### Your objective
Collect every line below that contains the word "React".

--- BEGIN ---

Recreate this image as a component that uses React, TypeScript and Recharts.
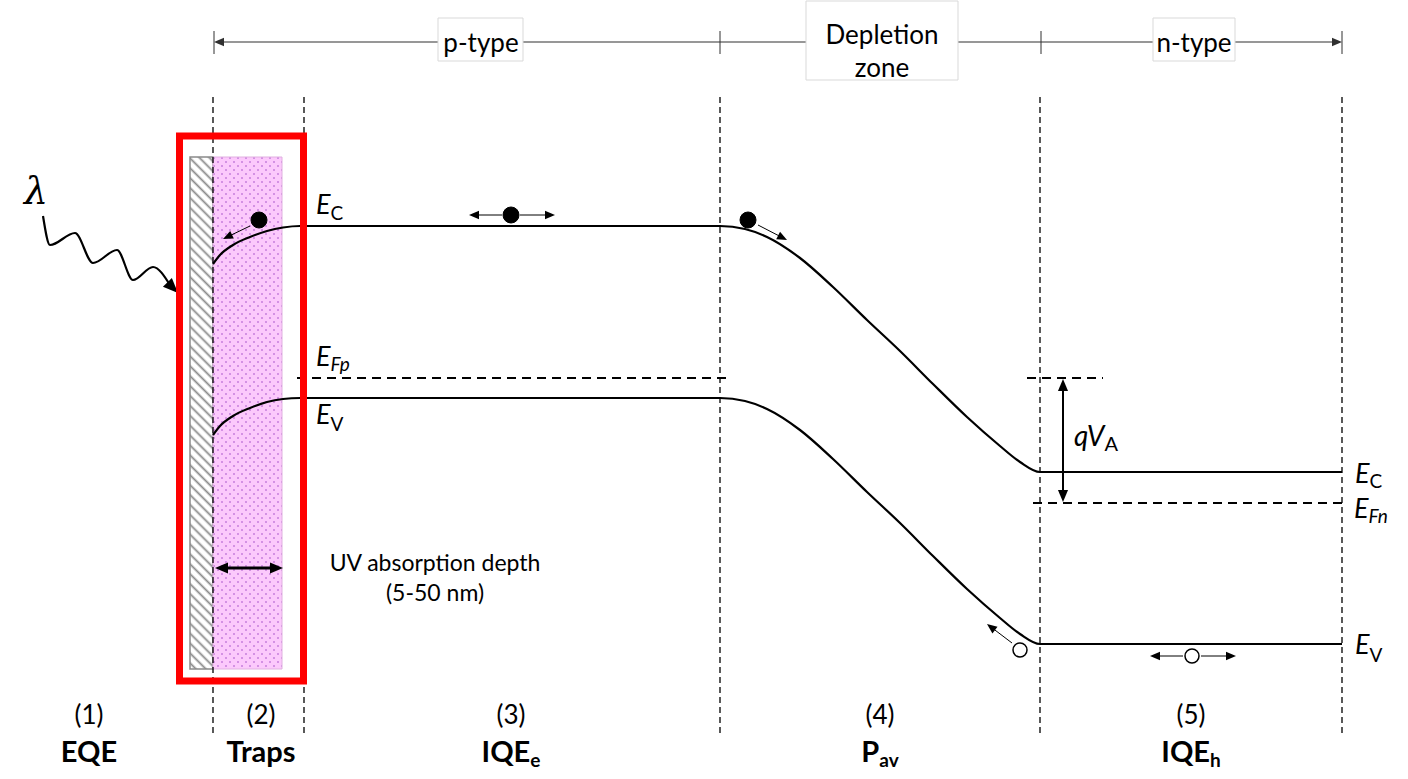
import React from 'react';
import { ComposedChart, Line, XAxis, YAxis, ReferenceLine, ReferenceArea, ReferenceDot } from 'recharts';

const W = 1408;
const H = 779;
const FONT = 'Lato, "Open Sans", sans-serif';

// Conduction band (x = position along device, y = energy drawn downward)
const ecBand = [
  { x: 213, y: 264 }, { x: 220, y: 255 }, { x: 233, y: 245 }, { x: 250, y: 237 },
  { x: 267, y: 231 }, { x: 283, y: 227.5 }, { x: 300, y: 226 }, { x: 720, y: 226 },
  { x: 745, y: 229 }, { x: 767, y: 237 }, { x: 800, y: 258 }, { x: 833, y: 287 },
  { x: 867, y: 320 }, { x: 900, y: 351 }, { x: 933, y: 384 }, { x: 967, y: 417 },
  { x: 1000, y: 446 }, { x: 1020, y: 462 }, { x: 1040, y: 472 }, { x: 1342, y: 472 },
];
// Valence band
const evBand = [
  { x: 213, y: 435 }, { x: 220, y: 426 }, { x: 233, y: 416 }, { x: 250, y: 408 },
  { x: 267, y: 402 }, { x: 283, y: 399 }, { x: 300, y: 398 }, { x: 720, y: 398 },
  { x: 745, y: 401 }, { x: 767, y: 409 }, { x: 800, y: 430 }, { x: 833, y: 459 },
  { x: 867, y: 492 }, { x: 900, y: 523 }, { x: 933, y: 556 }, { x: 967, y: 589 },
  { x: 1000, y: 618 }, { x: 1020, y: 634 }, { x: 1040, y: 644 }, { x: 1342, y: 644 },
];
// Incoming photon (wavy arrow)
const photonWave = [
  { x: 43, y: 216 }, { x: 50, y: 245 }, { x: 75, y: 233 }, { x: 93, y: 263 },
  { x: 117, y: 250 }, { x: 133, y: 280 }, { x: 153, y: 267 }, { x: 170, y: 285 },
];

// Fermi levels
const efpLevel = { x1: 297, x2: 730, y: 378 };
const efnLevel = { x1: 1033, x2: 1347, y: 503 };
const qvaTop = { x1: 1027, x2: 1103, y: 378 };

const regionDividers = [213, 304, 720, 1040, 1342];
const topTicks = [214, 720, 1041, 1342];

const topLabels = [
  { lines: ['p-type'], box: [438, 523, 18, 61], cx: 481, baselines: [52] },
  { lines: ['Depletion', 'zone'], box: [806, 958, 1, 80], cx: 882, baselines: [44, 77] },
  { lines: ['n-type'], box: [1153, 1235, 18, 61], cx: 1194, baselines: [52] },
];

const regionNumbers = ['(1)', '(2)', '(3)', '(4)', '(5)'];
const regionNames = [
  { main: 'EQE', sub: '' },
  { main: 'Traps', sub: '' },
  { main: 'IQE', sub: 'e' },
  { main: 'P', sub: 'av' },
  { main: 'IQE', sub: 'h' },
];
const regionCenters = [89, 261, 511, 880, 1191];

const bandLabels = [
  { main: 'E', sub: 'C', subItalic: false, x: 316, y: 214, subDy: 6 },
  { main: 'E', sub: 'Fp', subItalic: true, x: 316, y: 366, subDy: 5 },
  { main: 'E', sub: 'V', subItalic: false, x: 316, y: 424, subDy: 7 },
  { main: 'E', sub: 'C', subItalic: false, x: 1355, y: 483, subDy: 5 },
  { main: 'E', sub: 'Fn', subItalic: true, x: 1354, y: 518, subDy: 5 },
  { main: 'E', sub: 'V', subItalic: false, x: 1355, y: 654, subDy: 8 },
];
const qvaLabel = { main: 'qV', sub: 'A', x: 1074, y: 446, subDy: 5 };

const electrons = [{ x: 259, y: 220 }, { x: 511, y: 215 }, { x: 748, y: 220 }];
const holes = [{ x: 1020, y: 650 }, { x: 1192, y: 656 }];

type Arrow = { from: [number, number]; to: [number, number]; heads: 'end' | 'both'; size: number; w: number; color?: string };
const arrows: Arrow[] = [
  { from: [250, 226], to: [223, 239], heads: 'end', size: 10, w: 1 },
  { from: [502, 215], to: [469, 215], heads: 'end', size: 10, w: 1 },
  { from: [520, 215], to: [555, 215], heads: 'end', size: 10, w: 1 },
  { from: [758, 225], to: [787, 240], heads: 'end', size: 10, w: 1 },
  { from: [1012, 643], to: [987, 624], heads: 'end', size: 10, w: 1 },
  { from: [1183, 656], to: [1150, 656], heads: 'end', size: 10, w: 1 },
  { from: [1201, 656], to: [1236, 656], heads: 'end', size: 10, w: 1 },
  { from: [215, 568], to: [283, 568], heads: 'both', size: 13, w: 3 },
  { from: [1063, 379], to: [1063, 502], heads: 'both', size: 12, w: 2 },
];

function head(x1: number, y1: number, x2: number, y2: number, size: number) {
  const dx = x2 - x1;
  const dy = y2 - y1;
  const len = Math.sqrt(dx * dx + dy * dy) || 1;
  const ux = dx / len;
  const uy = dy / len;
  const bx = x2 - ux * size;
  const by = y2 - uy * size;
  const hw = size * 0.42;
  return `${x2},${y2} ${bx - uy * hw},${by + ux * hw} ${bx + uy * hw},${by - ux * hw}`;
}

const ArrowShape = (p: any) => {
  const { x1, y1, x2, y2, heads, size, w, color } = p;
  const c = color || '#000';
  const dx = x2 - x1;
  const dy = y2 - y1;
  const len = Math.sqrt(dx * dx + dy * dy) || 1;
  const ux = dx / len;
  const uy = dy / len;
  const ex = x2 - ux * size * 0.8;
  const ey = y2 - uy * size * 0.8;
  const sx = heads === 'both' ? x1 + ux * size * 0.8 : x1;
  const sy = heads === 'both' ? y1 + uy * size * 0.8 : y1;
  return (
    <g>
      <line x1={sx} y1={sy} x2={ex} y2={ey} stroke={c} strokeWidth={w} />
      <polygon points={head(x1, y1, x2, y2, size)} fill={c} />
      {heads === 'both' && <polygon points={head(x2, y2, x1, y1, size)} fill={c} />}
    </g>
  );
};

const WaveHead = (p: any) => <polygon points={head(p.cx - 8, p.cy - 8, p.cx, p.cy, 15)} fill="#000" />;

const PlainText = (p: any) => (
  <text x={p.cx} y={p.cy} textAnchor={p.anchor || 'middle'} fontFamily={p.family || FONT} fontSize={p.size}
    fontWeight={p.bold ? 700 : 400} fontStyle={p.italic ? 'italic' : 'normal'} fill="#000">
    {p.text}
  </text>
);

const SubText = (p: any) => (
  <text x={p.cx} y={p.cy} textAnchor={p.anchor || 'start'} fontFamily={FONT} fontSize={p.size}
    fontWeight={p.bold ? 700 : 400} fill="#000">
    <tspan fontStyle={p.italic ? 'italic' : 'normal'}>{p.main}</tspan>
    {p.sub ? (
      <tspan fontSize={p.subSize} dy={p.subDy} fontStyle={p.subItalic ? 'italic' : 'normal'}>{p.sub}</tspan>
    ) : null}
  </text>
);

export default function App() {
  return (
    <div style={{ position: 'absolute', left: 0, top: 0, width: W, height: H, background: '#fff' }}>
      <ComposedChart width={W} height={H} margin={{ top: 0, right: 0, bottom: 0, left: 0 }}>
        <defs>
          <pattern id="hatch" width="7" height="7" patternUnits="userSpaceOnUse" patternTransform="rotate(-45)">
            <rect width="7" height="7" fill="#ffffff" />
            <line x1="1.5" y1="0" x2="1.5" y2="7" stroke="#8a8a8a" strokeWidth="1.8" />
          </pattern>
          <pattern id="dots" width="8" height="8" patternUnits="userSpaceOnUse">
            <rect width="8" height="8" fill="#fcc9fc" />
            <circle cx="2" cy="2" r="0.75" fill="#9a3cc0" />
            <circle cx="6" cy="6" r="0.75" fill="#9a3cc0" />
          </pattern>
        </defs>
        <XAxis dataKey="x" type="number" domain={[0, W]} hide allowDataOverflow />
        <YAxis dataKey="y" type="number" domain={[0, H]} reversed hide allowDataOverflow />

        <ReferenceArea x1={190} x2={213} y1={157} y2={669} fill="url(#hatch)" fillOpacity={1} stroke="#8a8a8a" strokeWidth={1.5} zIndex={10} />
        <ReferenceArea x1={213} x2={282} y1={157} y2={669} fill="url(#dots)" fillOpacity={1} stroke="#e0b0e0" strokeWidth={1} zIndex={10} />

        {regionDividers.map((x) => (
          <ReferenceLine key={'d' + x} segment={[{ x, y: 97 }, { x, y: 733 }]} stroke="#000" strokeWidth={1.3} strokeDasharray="6 4" zIndex={20} />
        ))}
        {[efpLevel, efnLevel, qvaTop].map((l, i) => (
          <ReferenceLine key={'f' + i} segment={[{ x: l.x1, y: l.y }, { x: l.x2, y: l.y }]} stroke="#000" strokeWidth={1.8} strokeDasharray="9 6" zIndex={20} />
        ))}

        <Line data={ecBand} dataKey="y" type="monotone" stroke="#000" strokeWidth={2.2} dot={false} activeDot={false} isAnimationActive={false} zIndex={30} />
        <Line data={evBand} dataKey="y" type="monotone" stroke="#000" strokeWidth={2.2} dot={false} activeDot={false} isAnimationActive={false} zIndex={30} />
        <Line data={photonWave} dataKey="y" type="monotone" stroke="#000" strokeWidth={2.2} dot={false} activeDot={false} isAnimationActive={false} zIndex={30} />
        <ReferenceDot x={178} y={293} r={0} shape={(p: any) => <WaveHead {...p} />} zIndex={30} />

        <ReferenceArea x1={179.5} x2={303.5} y1={136} y2={681} fill="none" stroke="#ff0000" strokeWidth={7} zIndex={40} />

        <ReferenceLine segment={[{ x: 214, y: 42 }, { x: 1342, y: 42 }]} shape={(p: any) => <ArrowShape {...p} heads="both" size={10} w={1.2} color="#303030" />} zIndex={50} />
        {topTicks.map((x) => (
          <ReferenceLine key={'t' + x} segment={[{ x, y: 31 }, { x, y: 54 }]} stroke="#303030" strokeWidth={1} zIndex={50} />
        ))}
        {topLabels.map((t, i) => (
          <ReferenceArea key={'b' + i} x1={t.box[0]} x2={t.box[1]} y1={t.box[2]} y2={t.box[3]} fill="#ffffff" fillOpacity={1} stroke="#d9d9d9" strokeWidth={1} zIndex={60} />
        ))}
        {topLabels.map((t, i) =>
          t.lines.map((s, j) => (
            <ReferenceDot key={'tl' + i + j} x={t.cx} y={t.baselines[j]} r={0} zIndex={70}
              shape={(p: any) => <PlainText {...p} text={s} size={26} />} />
          ))
        )}

        {arrows.map((a, i) => (
          <ReferenceLine key={'a' + i} segment={[{ x: a.from[0], y: a.from[1] }, { x: a.to[0], y: a.to[1] }]} zIndex={70}
            shape={(p: any) => <ArrowShape {...p} heads={a.heads} size={a.size} w={a.w} color={a.color} />} />
        ))}
        {electrons.map((e, i) => (
          <ReferenceDot key={'e' + i} x={e.x} y={e.y} r={8} fill="#000" stroke="#000" strokeWidth={1} zIndex={70} />
        ))}
        {holes.map((h, i) => (
          <ReferenceDot key={'h' + i} x={h.x} y={h.y} r={7} fill="#fff" stroke="#000" strokeWidth={1.5} zIndex={70} />
        ))}

        {bandLabels.map((b, i) => (
          <ReferenceDot key={'bl' + i} x={b.x} y={b.y} r={0} zIndex={70}
            shape={(p: any) => <SubText {...p} main={b.main} sub={b.sub} italic size={27} subSize={19} subDy={b.subDy} subItalic={b.subItalic} />} />
        ))}
        <ReferenceDot x={qvaLabel.x} y={qvaLabel.y} r={0} zIndex={70}
          shape={(p: any) => <SubText {...p} main={qvaLabel.main} sub={qvaLabel.sub} italic size={28} subSize={20} subDy={qvaLabel.subDy} />} />

        <ReferenceDot x={36} y={204} r={0} zIndex={70}
          shape={(p: any) => <PlainText {...p} text="λ" size={38} italic family='"DejaVu Serif", serif' />} />
        <ReferenceDot x={435} y={571} r={0} zIndex={70} shape={(p: any) => <PlainText {...p} text="UV absorption depth" size={23} />} />
        <ReferenceDot x={435} y={601} r={0} zIndex={70} shape={(p: any) => <PlainText {...p} text="(5-50 nm)" size={23} />} />

        {regionNumbers.map((n, i) => (
          <ReferenceDot key={'n' + i} x={regionCenters[i]} y={724} r={0} zIndex={70}
            shape={(p: any) => <PlainText {...p} text={n} size={26} />} />
        ))}
        {regionNames.map((n, i) => (
          <ReferenceDot key={'rn' + i} x={regionCenters[i]} y={762} r={0} zIndex={70}
            shape={(p: any) => <SubText {...p} anchor="middle" main={n.main} sub={n.sub} bold size={29} subSize={19} subDy={5} />} />
        ))}
      </ComposedChart>
    </div>
  );
}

--- END ---

### Task result
Recreate this image as a component that uses React, TypeScript and Recharts.
import React from 'react';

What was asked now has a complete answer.